Portugal pretende também reforçar a presença em Hengqin, no município de Zhuhai, vizinho da RAEM, aproveitando os acordos de cooperação entre Guangdong e Macau e os planos para utilizar a ilha como ponto de promoção da diversificação económica da RAEM. Considerando que a intenção das autoridades passa por atrair talentos de fora da China para trabalhar em Hengqin, Ana Menezes Cordeiro reconhece neste projecto “uma oportunidade para reforçar” o papel de Portugal na região.

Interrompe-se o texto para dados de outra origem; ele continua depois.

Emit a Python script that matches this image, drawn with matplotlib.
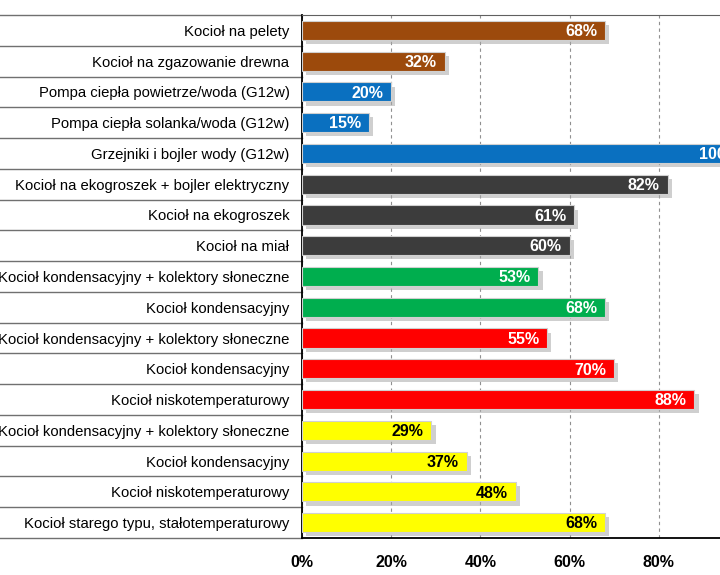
import numpy as np
import matplotlib
matplotlib.use("Agg")
import matplotlib.pyplot as plt
import matplotlib.transforms as mtransforms
import matplotlib.patheffects as pe

plt.rcParams['font.family'] = ['Liberation Sans', 'DejaVu Sans']

labels = [
    "Kocioł na pelety",
    "Kocioł na zgazowanie drewna",
    "Pompa ciepła powietrze/woda (G12w)",
    "Pompa ciepła solanka/woda (G12w)",
    "Grzejniki i bojler wody (G12w)",
    "Kocioł na ekogroszek + bojler elektryczny",
    "Kocioł na ekogroszek",
    "Kocioł na miał",
    "Kocioł kondensacyjny + kolektory słoneczne",
    "Kocioł kondensacyjny",
    "Kocioł kondensacyjny + kolektory słoneczne",
    "Kocioł kondensacyjny",
    "Kocioł niskotemperaturowy",
    "Kocioł kondensacyjny + kolektory słoneczne",
    "Kocioł kondensacyjny",
    "Kocioł niskotemperaturowy",
    "Kocioł starego typu, stałotemperaturowy",
]
values = [68, 32, 20, 15, 100, 82, 61, 60, 53, 68, 55, 70, 88, 29, 37, 48, 68]
groups = ["drewno", "drewno", "prad", "prad", "prad", "wegiel", "wegiel", "wegiel",
          "gaz_ziemny", "gaz_ziemny", "gaz_plynny", "gaz_plynny", "gaz_plynny",
          "olej", "olej", "olej", "olej"]
group_colors = {"drewno": "#9C4A0C", "prad": "#0A70C0", "wegiel": "#3C3C3C",
                "gaz_ziemny": "#00AE4E", "gaz_plynny": "#FF0000", "olej": "#FFFF00"}
xticks = [0, 20, 40, 60, 80]

fig = plt.figure(figsize=(7.2, 5.75), dpi=100)
ax = fig.add_axes([302/720, 37/575, 446/720, 523/575])

n = len(values)
y = np.arange(n)
cols = [group_colors[g] for g in groups]
bars = ax.barh(y, values, height=0.62, color=cols, edgecolor='#D0D0D0',
               linewidth=0.8, zorder=3)
for b in bars:
    b.set_path_effects([pe.SimplePatchShadow(offset=(3, -3), shadow_rgbFace='#A8A8A8', alpha=0.55),
                        pe.Normal()])

ax.set_ylim(n - 0.5, -0.5)
ax.set_xlim(0, 100)
ax.set_yticks(y)
ax.set_yticklabels(labels, fontsize=10.7)
ax.tick_params(axis='y', length=0, pad=9)
ax.set_xticks(xticks)
ax.set_xticklabels([f"{t}%" for t in xticks], fontsize=11.5, fontweight='bold')
ax.tick_params(axis='x', length=0, pad=12)

ax.grid(axis='x', linestyle=(0, (3, 3)), color='#909090', linewidth=0.8, zorder=0)

for s in ['left', 'bottom']:
    ax.spines[s].set_color('black')
    ax.spines[s].set_linewidth(1.3)
ax.spines['top'].set_color('#606060')
ax.spines['right'].set_visible(False)

# separators between category labels
trans = mtransforms.blended_transform_factory(fig.transFigure, ax.transData)
for k in range(n + 1):
    ax.plot([0, 302/720], [k - 0.5, k - 0.5], transform=trans, color='#707070',
            linewidth=1.0, clip_on=False)

for yi, v, g in zip(y, values, groups):
    tc = 'black' if g == "olej" else 'white'
    ax.text(v - 1.8, yi + 0.04, f"{v}%", ha='right', va='center', fontsize=11.5,
            fontweight='bold', color=tc, zorder=5)

fig.savefig("out.png", dpi=100)
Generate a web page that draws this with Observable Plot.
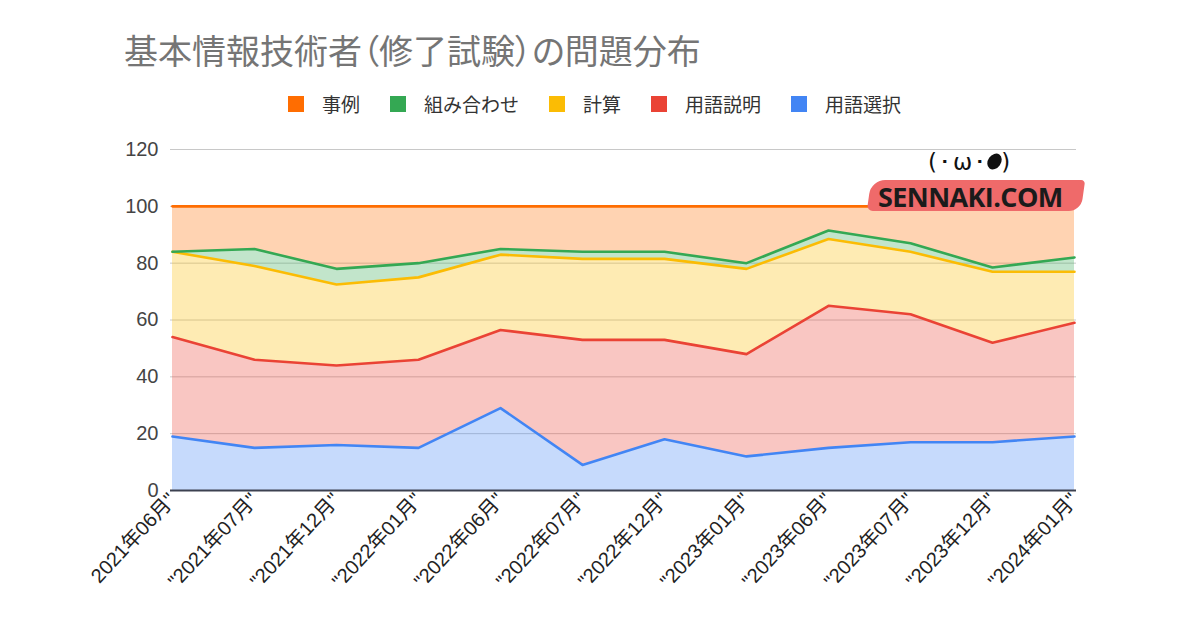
<!DOCTYPE html>
<html>
<head>
<meta charset="utf-8">
<script src="https://cdn.jsdelivr.net/npm/d3@7"></script>
<script src="https://cdn.jsdelivr.net/npm/@observablehq/plot@0.6"></script>
<style>
  html, body { margin: 0; padding: 0; background: #fff; }
  #wrap { position: relative; width: 1200px; height: 628px; overflow: hidden; font-family: "Noto Sans CJK JP", "Noto Sans", sans-serif; }
  #title { position: absolute; left: 124px; top: 33px; font-size: 34px; line-height: 1; color: #757575; white-space: nowrap; font-feature-settings: "palt"; letter-spacing: 0px; }
  #legend { position: absolute; left: 288px; top: 94px; display: flex; align-items: center; font-size: 19px; color: #333; line-height: 1; }
  #legend .item { display: flex; align-items: center; margin-right: 30px; }
  #legend .sw { width: 16px; height: 16px; margin-right: 18px; }
  #chart { position: absolute; left: 0; top: 0; }
  #wm { position: absolute; left: 866px; top: 148px; width: 220px; height: 72px; pointer-events: none; }
  #wm .brush { position: absolute; left: 3px; top: 32px; width: 214px; height: 31px; background: #ef6a6a; border-radius: 14px 4px 12px 6px; transform: skewX(-8deg); }
  #wm .txt { position: absolute; left: 12px; top: 35px; line-height: 1; font-family: "Open Sans", "DejaVu Sans", sans-serif; font-weight: 700; font-size: 27px; color: #1b1b1b; letter-spacing: -0.6px; }
  #wm .face { position: absolute; left: 62px; top: 3px; line-height: 1; font-family: "DejaVu Sans", sans-serif; font-size: 23px; color: #111; letter-spacing: 2px; }
</style>
</head>
<body>
<div id="wrap">
  <div id="chart"></div>
  <div id="title"></div>
  <div id="legend"></div>
  <div id="wm">
    <div class="brush"></div>
    <div class="txt">SENNAKI.COM</div>
    <div class="face">(･ω･<span style="display:inline-block;width:13px;height:17px;background:#111;border-radius:50%;transform:rotate(35deg);"></span>)</div>
  </div>
</div>
<script>
const titleText = "基本情報技術者（修了試験）の問題分布";
const categories = ['2021年06月"', '"2021年07月"', '"2021年12月"', '"2022年01月"', '"2022年06月"', '"2022年07月"', '"2022年12月"', '"2023年01月"', '"2023年06月"', '"2023年07月"', '"2023年12月"', '"2024年01月"'];
// series, bottom to top of the stack
const seriesNames = ["用語選択", "用語説明", "計算", "組み合わせ", "事例"];
const yougoSentaku = [19, 15, 16, 15, 29, 9, 18, 12, 15, 17, 17, 19];
const yougoSetsumei = [35, 31, 28, 31, 27.5, 44, 35, 36, 50, 45, 35, 40];
const keisan = [30, 33, 28.5, 29, 26.5, 28.5, 28.5, 30, 23.5, 22, 25, 18];
const kumiawase = [0, 6, 5.5, 5, 2, 2.5, 2.5, 2, 3, 3, 1.5, 5];
const jirei = [16, 15, 22, 20, 15, 16, 16, 20, 8.5, 13, 21.5, 18];
const seriesColors = ["#4285F4", "#EA4335", "#FBBC04", "#34A853", "#FF6D01"];
const legendOrder = ["事例", "組み合わせ", "計算", "用語説明", "用語選択"];
const yTicks = [0, 20, 40, 60, 80, 100, 120];

const seriesValues = [yougoSentaku, yougoSetsumei, keisan, kumiawase, jirei];
const data = [];
seriesNames.forEach((s, i) => {
  categories.forEach((c, j) => data.push({series: s, cat: c, value: seriesValues[i][j]}));
});

document.getElementById("title").textContent = titleText;
const legend = document.getElementById("legend");
legendOrder.forEach(name => {
  const it = document.createElement("div");
  it.className = "item";
  const sw = document.createElement("div");
  sw.className = "sw";
  sw.style.background = seriesColors[seriesNames.indexOf(name)];
  const t = document.createElement("span");
  t.textContent = name;
  it.appendChild(sw); it.appendChild(t);
  legend.appendChild(it);
});

const chart = Plot.plot({
  width: 1200,
  height: 628,
  marginTop: 149,
  marginBottom: 138,
  marginLeft: 170,
  marginRight: 124,
  style: {fontFamily: "'Liberation Sans', 'Noto Sans CJK JP', sans-serif", color: "#444", background: "transparent"},
  x: {type: "point", domain: categories, padding: 0, label: null, axis: null},
  y: {domain: [0, 120], label: null, axis: null},
  color: {domain: seriesNames, range: seriesColors},
  marks: [
    Plot.gridY(yTicks, {stroke: "#c8c8c8", strokeOpacity: 1, strokeWidth: 1}),
    Plot.areaY(data, {x: "cat", y: "value", z: "series", fill: "series", fillOpacity: 0.3, order: seriesNames}),
    Plot.lineY(data, Plot.stackY2({x: "cat", y: "value", z: "series", stroke: "series", strokeWidth: 2.6, order: seriesNames})),
    Plot.ruleY([0], {stroke: "#3c4150", strokeWidth: 2}),
    Plot.axisY(yTicks, {tickSize: 0, tickPadding: 12, fontSize: 20, fill: "#444", label: null}),
    Plot.axisX(categories, {tickSize: 0, tickPadding: 6, tickRotate: -47, fontSize: 20, fill: "#222", label: null})
  ]
});
document.getElementById("chart").appendChild(chart);
</script>
</body>
</html>
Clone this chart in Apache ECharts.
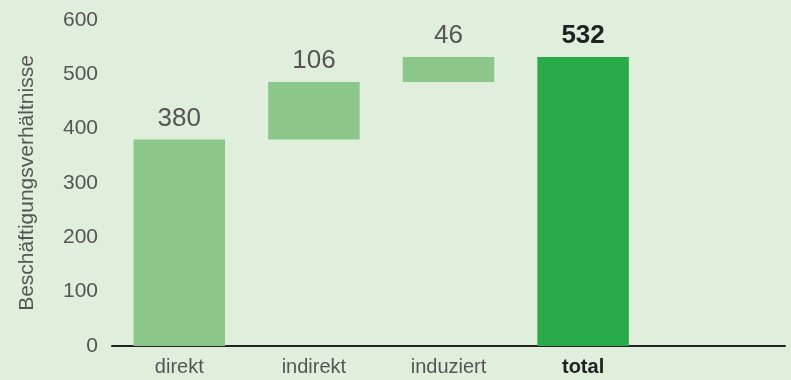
<!DOCTYPE html>
<html>
<head>
<meta charset="utf-8">
<script src="https://cdn.jsdelivr.net/npm/echarts@6/dist/echarts.min.js"></script>
<style>
html,body{margin:0;padding:0;background:#e0eedc;}
#chart{width:791px;height:380px;}
</style>
</head>
<body>
<div id="chart"></div>
<script>
// Waterfall of employment effects
const categories = ['direkt', 'indirekt', 'induziert', 'total', ''];
const values = [380, 106, 46, 532, null];
const isTotal = [false, false, false, true, false];
const yTicks = [0, 100, 200, 300, 400, 500, 600];

// Invisible base so each step starts where the previous one ended
const base = [];
let running = 0;
values.forEach((v, i) => {
  if (v == null) { base.push(null); return; }
  if (isTotal[i]) { base.push(0); }
  else { base.push(running); running += v; }
});

const chart = echarts.init(document.getElementById('chart'), null, {renderer: 'canvas'});
const font = 'Liberation Sans, Arial, Helvetica, sans-serif';

chart.setOption({
  backgroundColor: '#e0eedc',
  animation: false,
  grid: {left: 112, right: 6, top: 20, bottom: 34},
  xAxis: {
    type: 'category',
    data: categories,
    axisLine: {lineStyle: {color: '#222', width: 2}},
    axisTick: {show: false},
    axisLabel: {
      fontFamily: font, fontSize: 20, color: '#555', margin: 11,
      formatter: v => v === 'total' ? '{b|total}' : v,
      rich: {b: {fontFamily: font, fontSize: 20, fontWeight: 'bold', color: '#222'}}
    }
  },
  yAxis: {
    type: 'value',
    min: yTicks[0], max: yTicks[yTicks.length - 1], interval: 100,
    splitLine: {show: false},
    axisLine: {show: false},
    axisTick: {show: false},
    axisLabel: {fontFamily: font, fontSize: 21, color: '#555', margin: 14},
    name: 'Beschäftigungsverhältnisse',
    nameLocation: 'middle',
    nameGap: 74,
    nameTextStyle: {fontFamily: font, fontSize: 21, color: '#555'}
  },
  series: [
    {
      type: 'bar', stack: 'w', data: base,
      itemStyle: {color: 'transparent'},
      barWidth: '68%', silent: true
    },
    {
      type: 'bar', stack: 'w',
      barWidth: '68%',
      data: values.map((v, i) => ({
        value: v,
        itemStyle: {color: isTotal[i] ? '#2aab4a' : '#8bc78a'},
        label: isTotal[i]
          ? {fontWeight: 'bold', color: '#222'}
          : {fontWeight: 'normal', color: '#555'}
      })),
      label: {
        show: true, position: 'top', distance: 8,
        fontFamily: font, fontSize: 26,
        formatter: p => p.value == null ? '' : p.value
      }
    }
  ]
});
</script>
</body>
</html>
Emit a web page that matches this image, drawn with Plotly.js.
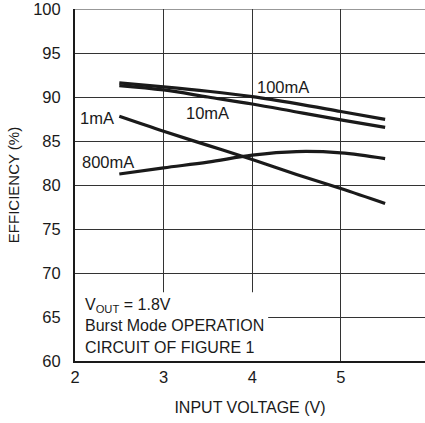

Os contactos da diplomata vão já no sentido de promover o investimento. Ana Menezes Cordeiro dá conta de uma reunião recente com a Associação Comercial de Indústria de Importação, Exportação e Retalho Transfronteiriço entre Zhuhai e Macau, durante a qual o desenvolvimento de Hengqin foi abordado. “Poderá ser uma boa plataforma para a entrada de produtos portugueses” no mercado chinês, sugere a cônsul-geral, dando o exemplo de um restaurante de gastronomia portuguesa já a funcionar na ilha.
Portugal está também a procurar dar cartas no mercado do comércio electrónico, sobretudo no ramo alimentar. Está actualmente em curso uma iniciativa nas redes sociais chinesas – incluindo Weibo, WeChat e Xiaohongshu – com a participação de 29 “influenciadores digitais”, para dar a conhecer produtos portugueses aos consumidores da China. A aposta soma-se às já habituais promoções em cadeias de supermercado.
O objectivo da campanha digital é promover o sector alimentar, com foco no comércio electrónico, onde, sublinha Ana Menezes Cordeiro, a China representou, em 2020, metade das vendas a retalho de bens de consumo na internet em todo o mundo, com um volume de negócios avaliado em cerca de RMB9,8 biliões (aproximadamente MOP9,4 biliões). A campanha “Contos de Portugal” decorre até Abril e, segundo a diplomata, a Agência para o Investimento e Comércio Externo de Portugal (AICEP), a liderar a iniciativa, espera que esta chegue a “mais de 5,5 milhões de consumidores e profissionais da indústria”.
Quanto a grandes investimentos portugueses em Cantão, Ana Menezes Cordeiro menciona, sem adiantar detalhes, a abertura de uma loja de uma marca lusa, em fase de finalização. “Poderá ser um importante catalisador da ‘marca Portugal’ na região”, assinala.
A promoção de Portugal na China vai além do domínio económico. De acordo com a diplomata, para este ano está prevista a realização de várias acções culturais e de divulgação da língua portuguesa, se o “contexto sanitário” assim o permitir. Uma das iniciativas, a cargo da Universidade de Estudos Estrangeiros de Guangdong, será a realização de uma Semana da Língua Portuguesa, para promover o conhecimento das culturas lusófonas entre alunos e professores, evento apoiado pelo Consulado-Geral de Portugal em Cantão e pelos congéneres do Brasil e Angola.